“Members opposite will want the politicians to decide, this government wants the people to decide.”
Tony Abbott’s abrupt conversion to the cause of direct democracy might be a transparently cynical attempt to derail a parliamentary vote granting marriage equality, but hell, let’s go with it.
In fact, let’s extend it to a few more areas of public policy.
After all, it’s not just marriage equality on which there is an overwhelming majority opposed to government policy. A survey on social attitudes conducted by the ANU last year showed that a stunning 81 percent of people think more money should be spent on public health, as against just 6 percent who think it should be cut.
Let’s have a plebiscite on that. Or on education spending: 73 percent back more public funding. A penalty rates referendum? Given that 81 percent of people back them, any move to abolish penalty rates should definitely go to the people.
But maybe it is unfair on poor Tony to focus on pesky things like domestic economic and social policy, about which most people clearly don’t know what is good for them. Perhaps, given that he considers wars on the other side of the planet his personal specialty, foreign policy referendums would be a better option for producing a result to his liking?
Or maybe not. Only 36 percent of people approve of “sending more Australian troops to Iraq to help train Iraqi forces fighting Islamic State militants”, whereas 50 percent are opposed. Damn. Of course, the problem wouldn’t exist if we’d had a referendum in 2003 on the question of going to war with Iraq in the first place.

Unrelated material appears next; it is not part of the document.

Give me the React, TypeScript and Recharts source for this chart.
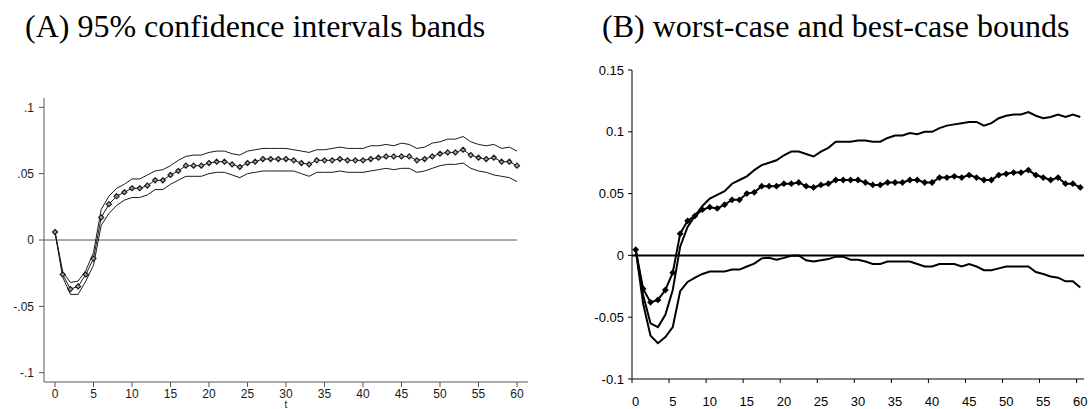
import { Line, LineChart, ReferenceLine, XAxis, YAxis } from 'recharts';

// horizon 0..60
const periods = Array.from({ length: 61 }, (_, i) => i);

// (A) point estimate with 95% bands
const estA = [
  0.006, -0.026, -0.037, -0.035, -0.026, -0.014, 0.017, 0.027, 0.033, 0.036,
  0.039, 0.039, 0.041, 0.045, 0.045, 0.049, 0.052, 0.056, 0.056, 0.056,
  0.058, 0.059, 0.059, 0.057, 0.055, 0.058, 0.059, 0.061, 0.061, 0.061,
  0.061, 0.06, 0.058, 0.057, 0.06, 0.06, 0.06, 0.061, 0.06, 0.06,
  0.06, 0.061, 0.062, 0.063, 0.063, 0.063, 0.063, 0.06, 0.061, 0.063,
  0.065, 0.066, 0.066, 0.068, 0.064, 0.062, 0.061, 0.062, 0.059, 0.059,
  0.056,
];
const upA = [
  0.006, -0.024, -0.032, -0.031, -0.023, -0.0095, 0.023, 0.033, 0.039, 0.042,
  0.046, 0.046, 0.049, 0.052, 0.053, 0.056, 0.06, 0.063, 0.064, 0.064,
  0.066, 0.067, 0.067, 0.065, 0.064, 0.067, 0.068, 0.069, 0.069, 0.069,
  0.069, 0.068, 0.067, 0.066, 0.068, 0.068, 0.069, 0.07, 0.069, 0.069,
  0.069, 0.071, 0.071, 0.072, 0.071, 0.073, 0.072, 0.069, 0.07, 0.073,
  0.074, 0.076, 0.076, 0.078, 0.074, 0.072, 0.071, 0.072, 0.069, 0.07,
  0.067,
];
const lowA = [
  0.006, -0.028, -0.041, -0.041, -0.031, -0.019, 0.011, 0.02, 0.026, 0.03,
  0.032, 0.032, 0.034, 0.038, 0.038, 0.042, 0.045, 0.048, 0.048, 0.048,
  0.05, 0.051, 0.051, 0.049, 0.047, 0.05, 0.051, 0.052, 0.052, 0.052,
  0.052, 0.052, 0.05, 0.048, 0.051, 0.051, 0.051, 0.052, 0.051, 0.051,
  0.051, 0.052, 0.053, 0.054, 0.053, 0.054, 0.054, 0.051, 0.052, 0.054,
  0.056, 0.057, 0.057, 0.058, 0.054, 0.052, 0.051, 0.049, 0.048, 0.047,
  0.044,
];

// (B) point estimate with worst/best-case bounds
const estB = [
  0.0046, -0.027, -0.038, -0.036, -0.028, -0.014, 0.0175, 0.028, 0.032, 0.037,
  0.039, 0.038, 0.041, 0.045, 0.045, 0.05, 0.051, 0.056, 0.056, 0.056,
  0.058, 0.058, 0.059, 0.056, 0.055, 0.057, 0.058, 0.061, 0.061, 0.061,
  0.061, 0.059, 0.057, 0.057, 0.059, 0.059, 0.059, 0.061, 0.061, 0.059,
  0.059, 0.063, 0.063, 0.064, 0.063, 0.065, 0.063, 0.061, 0.061, 0.065,
  0.066, 0.067, 0.067, 0.069, 0.065, 0.063, 0.061, 0.063, 0.058, 0.058,
  0.055,
];
const upB = [
  0.0046, -0.032, -0.055, -0.058, -0.048, -0.028, 0.007, 0.023, 0.032, 0.04,
  0.046, 0.049, 0.052, 0.058, 0.061, 0.064, 0.069, 0.073, 0.075, 0.077,
  0.081, 0.084, 0.084, 0.082, 0.08, 0.084, 0.087, 0.092, 0.092, 0.092,
  0.093, 0.093, 0.092, 0.092, 0.095, 0.097, 0.097, 0.099, 0.098, 0.1,
  0.1, 0.103, 0.105, 0.106, 0.107, 0.108, 0.108, 0.105, 0.107, 0.111,
  0.113, 0.114, 0.114, 0.116, 0.113, 0.111, 0.112, 0.114, 0.112, 0.114,
  0.112,
];
const lowB = [
  0.0046, -0.039, -0.065, -0.071, -0.066, -0.058, -0.029, -0.0215, -0.018, -0.015,
  -0.013, -0.013, -0.013, -0.0115, -0.0115, -0.009, -0.0067, -0.0024, -0.002, -0.0035,
  -0.002, -0.0003, 0.0, -0.004, -0.005, -0.004, -0.003, -0.001, -0.001, -0.0035,
  -0.0035, -0.005, -0.007, -0.007, -0.005, -0.005, -0.005, -0.005, -0.007, -0.009,
  -0.009, -0.007, -0.007, -0.007, -0.009, -0.007, -0.009, -0.012, -0.012, -0.0105,
  -0.009, -0.009, -0.009, -0.009, -0.0135, -0.015, -0.017, -0.018, -0.021, -0.021,
  -0.026,
];

const xTicks = [0, 5, 10, 15, 20, 25, 30, 35, 40, 45, 50, 55, 60];
const yTicksA = [-0.1, -0.05, 0, 0.05, 0.1];
const yLabelsA = ['-.1', '-.05', '0', '.05', '.1'];
const yTicksB = [-0.1, -0.05, 0, 0.05, 0.1, 0.15];
const yLabelsB = ['-0.1', '-0.05', '0', '0.05', '0.1', '0.15'];

const dataA = periods.map((t, i) => ({ t, est: estA[i], up: upA[i], low: lowA[i] }));
const dataB = periods.map((t, i) => ({ t, est: estB[i], up: upB[i], low: lowB[i] }));

const SANS = '"Liberation Sans", Arial, sans-serif';
const SERIF = '"Liberation Serif", "Times New Roman", serif';
const GREY_AXIS = '#555';
const INK = '#1a1a1a';

// width of B's plot area / 61 categories -> half a category, for Excel-style tick marks
const B_PLOT_W = 452;
const HALF_BAND = B_PLOT_W / 61 / 2;

function labelFor(ticks: number[], labels: string[]) {
  return (v: number) => {
    const i = ticks.findIndex((t) => Math.abs(t - v) < 1e-9);
    return i >= 0 ? labels[i] : String(v);
  };
}

function HollowDiamond(props: any) {
  const { cx, cy } = props;
  if (cx == null || cy == null) return null;
  const r = 2.5;
  return (
    <path
      d={`M${cx},${cy - r}L${cx + r},${cy}L${cx},${cy + r}L${cx - r},${cy}Z`}
      fill="#aaa"
      stroke={INK}
      strokeWidth={1.2}
    />
  );
}

function SolidDiamond(props: any) {
  const { cx, cy } = props;
  if (cx == null || cy == null) return null;
  const r = 3.4;
  return (
    <path
      d={`M${cx},${cy - r}L${cx + r},${cy}L${cx},${cy + r}L${cx - r},${cy}Z`}
      fill="#000"
    />
  );
}

// Excel category axis: label in the middle of the category, tick mark on its left edge
function ExcelTick(props: any) {
  const { x, y, payload } = props;
  return (
    <g>
      <line x1={x - HALF_BAND} x2={x - HALF_BAND} y1={y - 4} y2={y} stroke="#000" />
      <text x={x} y={y + 23} textAnchor="middle" fontSize={13} fontFamily={SANS} fill="#000">
        {payload.value}
      </text>
    </g>
  );
}

function PanelA() {
  return (
    <LineChart
      width={560}
      height={349}
      data={dataA}
      margin={{ top: 38, right: 32, bottom: 0, left: 0 }}
    >
      <XAxis
        type="number"
        dataKey="t"
        domain={[-1.43, 61.43]}
        allowDataOverflow
        ticks={xTicks}
        interval={0}
        height={27}
        tickSize={5}
        tickMargin={2}
        stroke={GREY_AXIS}
        tick={{ fontSize: 12, fontFamily: SANS, fill: INK }}
        label={{ value: 't', position: 'insideBottom', offset: 1, fontSize: 10, fontFamily: SANS, fill: INK }}
      />
      <YAxis
        type="number"
        domain={[-0.107, 0.107]}
        allowDataOverflow
        ticks={yTicksA}
        interval={0}
        width={44}
        tickSize={5}
        tickMargin={5}
        stroke={GREY_AXIS}
        tickFormatter={labelFor(yTicksA, yLabelsA)}
        tick={{ fontSize: 12, fontFamily: SANS, fill: INK }}
      />
      <ReferenceLine
        segment={[
          { x: -1.43, y: 0 },
          { x: 60, y: 0 },
        ]}
        stroke={GREY_AXIS}
        strokeWidth={1}
      />
      <Line dataKey="up" stroke={INK} strokeWidth={1} dot={false} isAnimationActive={false} />
      <Line dataKey="low" stroke={INK} strokeWidth={1} dot={false} isAnimationActive={false} />
      <Line
        dataKey="est"
        stroke={INK}
        strokeWidth={1}
        dot={<HollowDiamond />}
        isAnimationActive={false}
      />
    </LineChart>
  );
}

function PanelB() {
  return (
    <LineChart
      width={530}
      height={359}
      data={dataB}
      margin={{ top: 20, right: 6, bottom: 0, left: 0 }}
    >
      <XAxis
        type="number"
        dataKey="t"
        domain={[-0.5, 60.5]}
        allowDataOverflow
        ticks={xTicks}
        interval={0}
        height={30}
        tickLine={false}
        tickSize={4}
        tickMargin={0}
        stroke="#000"
        tick={<ExcelTick />}
      />
      <YAxis
        type="number"
        domain={[-0.1, 0.15]}
        allowDataOverflow
        ticks={yTicksB}
        interval={0}
        width={72}
        tickSize={4}
        tickMargin={4}
        stroke="#000"
        tickFormatter={labelFor(yTicksB, yLabelsB)}
        tick={{ fontSize: 13, fontFamily: SANS, fill: '#000' }}
      />
      <ReferenceLine y={0} stroke="#000" strokeWidth={2} />
      <Line dataKey="up" stroke="#000" strokeWidth={2} dot={false} isAnimationActive={false} />
      <Line dataKey="low" stroke="#000" strokeWidth={2} dot={false} isAnimationActive={false} />
      <Line
        dataKey="est"
        stroke="#000"
        strokeWidth={2}
        dot={<SolidDiamond />}
        isAnimationActive={false}
      />
    </LineChart>
  );
}

export default function App() {
  return (
    <div
      style={{
        position: 'absolute',
        left: 0,
        top: 0,
        width: 1090,
        height: 409,
        background: '#fff',
        overflow: 'hidden',
      }}
    >
      <svg width={1090} height={60} style={{ position: 'absolute', left: 0, top: 0 }}>
        <text x={25} y={37} fontSize={32} fontFamily={SERIF} fill="#000">
          (A) 95% confidence intervals bands
        </text>
        <text x={602} y={37} fontSize={32} fontFamily={SERIF} fill="#000">
          (B) worst-case and best-case bounds
        </text>
      </svg>
      <div style={{ position: 'absolute', left: 0, top: 60 }}>
        <PanelA />
      </div>
      <div style={{ position: 'absolute', left: 560, top: 50 }}>
        <PanelB />
      </div>
    </div>
  );
}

The seemingly bizarre attempt by Abbott to divert attention from the cause of marriage equality by proposing a national vote on the question may have been an attempt to emulate Howard’s tricky-dicky referendum on the republic, which managed to pose the question in a manner that ensured its defeat.

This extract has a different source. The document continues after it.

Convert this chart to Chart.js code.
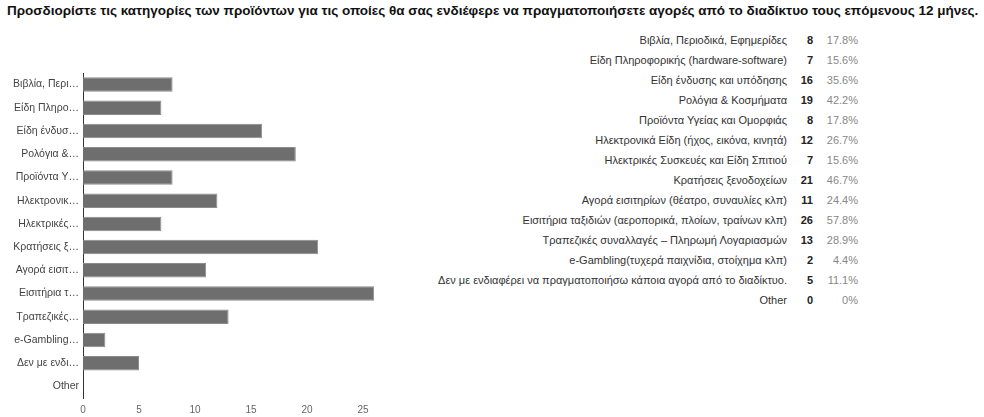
<!DOCTYPE html>
<html>
<head>
<meta charset="utf-8">
<script src="https://cdn.jsdelivr.net/npm/chart.js@4/dist/chart.umd.min.js"></script>
<style>
  html, body { margin: 0; padding: 0; background: #fff; width: 984px; height: 417px; overflow: hidden; }
  body { position: relative; font-family: "Liberation Sans", Arial, sans-serif; }
  #title { position: absolute; left: 7px; top: 3px; font-size: 13.5px; font-weight: bold; color: #111; white-space: nowrap; }
  #wrap { position: absolute; left: 0; top: 60px; width: 430px; height: 357px; }
  .row { position: absolute; height: 20px; line-height: 20px; white-space: nowrap; font-size: 11px; }
</style>
</head>
<body>
<div id="title">Προσδιορίστε τις κατηγορίες των προϊόντων για τις οποίες θα σας ενδιέφερε να πραγματοποιήσετε αγορές από το διαδίκτυο τους επόμενους 12 μήνες.</div>
<div id="wrap"><canvas id="c"></canvas></div>
<div id="tbl"></div>
<script>
const categories = [
  "Βιβλία, Περιοδικά, Εφημερίδες",
  "Είδη Πληροφορικής (hardware-software)",
  "Είδη ένδυσης και υπόδησης",
  "Ρολόγια & Κοσμήματα",
  "Προϊόντα Υγείας και Ομορφιάς",
  "Ηλεκτρονικά Είδη (ήχος, εικόνα, κινητά)",
  "Ηλεκτρικές Συσκευές και Είδη Σπιτιού",
  "Κρατήσεις ξενοδοχείων",
  "Αγορά εισιτηρίων (θέατρο, συναυλίες κλπ)",
  "Εισιτήρια ταξιδιών (αεροπορικά, πλοίων, τραίνων κλπ)",
  "Τραπεζικές συναλλαγές – Πληρωμή Λογαριασμών",
  "e-Gambling(τυχερά παιχνίδια, στοίχημα κλπ)",
  "Δεν με ενδιαφέρει να πραγματοποιήσω κάποια αγορά από το διαδίκτυο.",
  "Other"
];
const shortLabels = [
  "Βιβλία, Περι…", "Είδη Πληρο…", "Είδη ένδυσ…", "Ρολόγια &…", "Προϊόντα Υ…",
  "Ηλεκτρονικ…", "Ηλεκτρικές…", "Κρατήσεις ξ…", "Αγορά εισιτ…", "Εισιτήρια τ…",
  "Τραπεζικές…", "e-Gambling…", "Δεν με ενδι…", "Other"
];
const counts = [8, 7, 16, 19, 8, 12, 7, 21, 11, 26, 13, 2, 5, 0];
const percents = ["17.8%", "15.6%", "35.6%", "42.2%", "17.8%", "26.7%", "15.6%", "46.7%", "24.4%", "57.8%", "28.9%", "4.4%", "11.1%", "0%"];
const xTicks = [0, 5, 10, 15, 20, 25];

// fit title width to the reference span
const t = document.getElementById('title');
const w = t.getBoundingClientRect().width;
t.style.fontSize = (13.5 * 972 / w) + 'px';

// Right-hand table
const tbl = document.getElementById('tbl');
function cell(text, right, top, css) {
  const d = document.createElement('div');
  d.className = 'row';
  d.style.cssText = 'right:' + (984 - right) + 'px;top:' + top + 'px;' + css;
  d.textContent = text;
  tbl.appendChild(d);
}
categories.forEach((c, i) => {
  const top = 30 + i * 20;
  cell(c, 787, top, 'color:#333;');
  cell(String(counts[i]), 813, top, 'font-weight:bold;color:#222;');
  cell(percents[i], 858, top, 'color:#888;');
});

new Chart(document.getElementById('c'), {
  type: 'bar',
  data: {
    labels: shortLabels,
    datasets: [{
      data: counts,
      backgroundColor: '#6e6e6e',
      borderColor: '#8c8c8c',
      borderWidth: 1,
      barPercentage: 0.78,
      categoryPercentage: 0.8
    }]
  },
  options: {
    indexAxis: 'y',
    responsive: true,
    maintainAspectRatio: false,
    animation: false,
    layout: { padding: { top: 13, right: 11, left: 0, bottom: 0 } },
    plugins: { legend: { display: false }, tooltip: { enabled: false } },
    scales: {
      x: {
        min: 0, max: 30,
        afterBuildTicks: s => { s.ticks = xTicks.map(v => ({ value: v })); },
        afterFit: s => { s.height = 19; },
        grid: { display: false, drawTicks: false },
        border: { display: false },
        ticks: { color: '#666', font: { family: 'Liberation Sans', size: 10 }, padding: 6 }
      },
      y: {
        afterFit: s => { s.width = 83; },
        grid: { display: false, drawTicks: false },
        border: { display: true, color: '#333', width: 1 },
        ticks: { color: '#444', font: { family: 'Liberation Sans', size: 10.5 }, padding: 4, autoSkip: false }
      }
    }
  }
});
</script>
</body>
</html>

Or it might really be the case that Abbott believes, as do the nutters like frontbench Liberal MP Concetta Fierravanti-Wells, that there is a “silent majority” opposed to marriage equality (presumably so silent they can’t bring themselves to answer questions in opinion polls). On this issue, like many others, popular opinion is a mile to the left of the policies pursued by both parties in parliament. That’s why, when it comes down to it, the right is profoundly hostile to democracy in its real sense – rule by the people. The version of democracy it prefers is the kind where only properly qualified members of the establishment are entitled to make decisions.
So, much as plebiscites on anything and everything would be a welcome change from the charade of democracy that goes on in parliament, don’t hold your breath waiting.